I present a gallery of birds that caught my eye.  It is heavily biased towards golds because I photographed them in the morning when light conditions were at their best.  Unfortunately the photos of some attractive Lizards were not good enough for publication, so my apologies to Vincent Coquet, Albert de Smet, Paolo Amoral Alegria and Jean Marie Vandeweghe that their birds are not included here.


Strictly speaking, the show hall is located in Leça da Palmeira on the northern side of the river, a modest, but very likeable, part of the world.  Unlike Porto, it is still an active shipping port and provided a busy seafaring backdrop to our stay.  We loved it.  At the opposite end of the spectrum, the Capela De Santana and the Quinta Da Conceicao are both architectural gems.

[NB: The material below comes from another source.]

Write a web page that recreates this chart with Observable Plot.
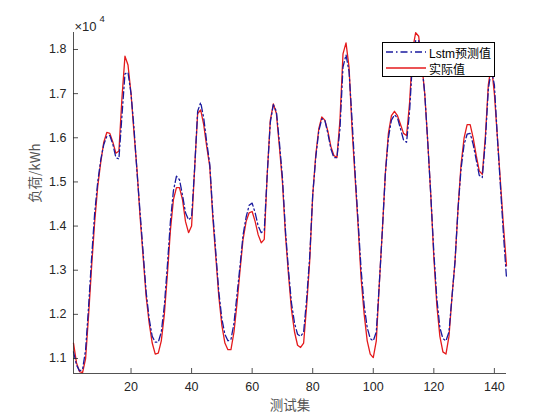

4 thoughts on “World Show 2020: Lizard canaries

  1. Well done to all, Etiennes birds are stunning

    Delighted also for Tony Horton, well deserved and his birds are also stunning, very well done to him
    I’m sure that’s the broken cap bird I was talking about at the Classic that he won with, only 89 points awarded. Mmmmmmmmmmm

    Great report again Huw, well put together as always, well done to you too

  2. Muitos parabéns pela descrição.
    O juiz Carlos Lima é um apaixonado pelos Lizard, por tal quando ele julga é raro haver quem discorde.
    Pena não ter a fotografia do Lizard do Giorgio Massarruto, uma fêmea azul que ganha com 92 pontos impressionante, e teve essa pontuação pois não tinha as patas oxidadas, mas era fantástica… e ao que apurei foi-lhe retirado 3 pontos por tal motivo.

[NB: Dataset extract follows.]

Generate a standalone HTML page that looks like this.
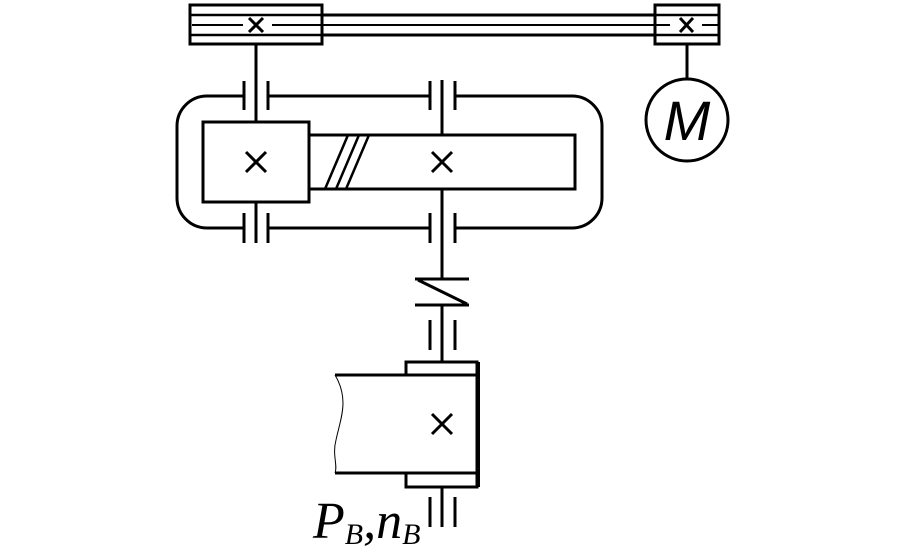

  3. Congratulations to the winners and all who entered their best birds for judgment in what seems to be an excellent show.

  4. Great article as always Huw, a point of interest is that if we factor in the medals won in the category of Blue Lizards (after all this is a COM show, and the Blue is recognized by COM) then Spain ends up with 5 gold medals in total. This really makes a statement about the level Spanish Lizard breeders.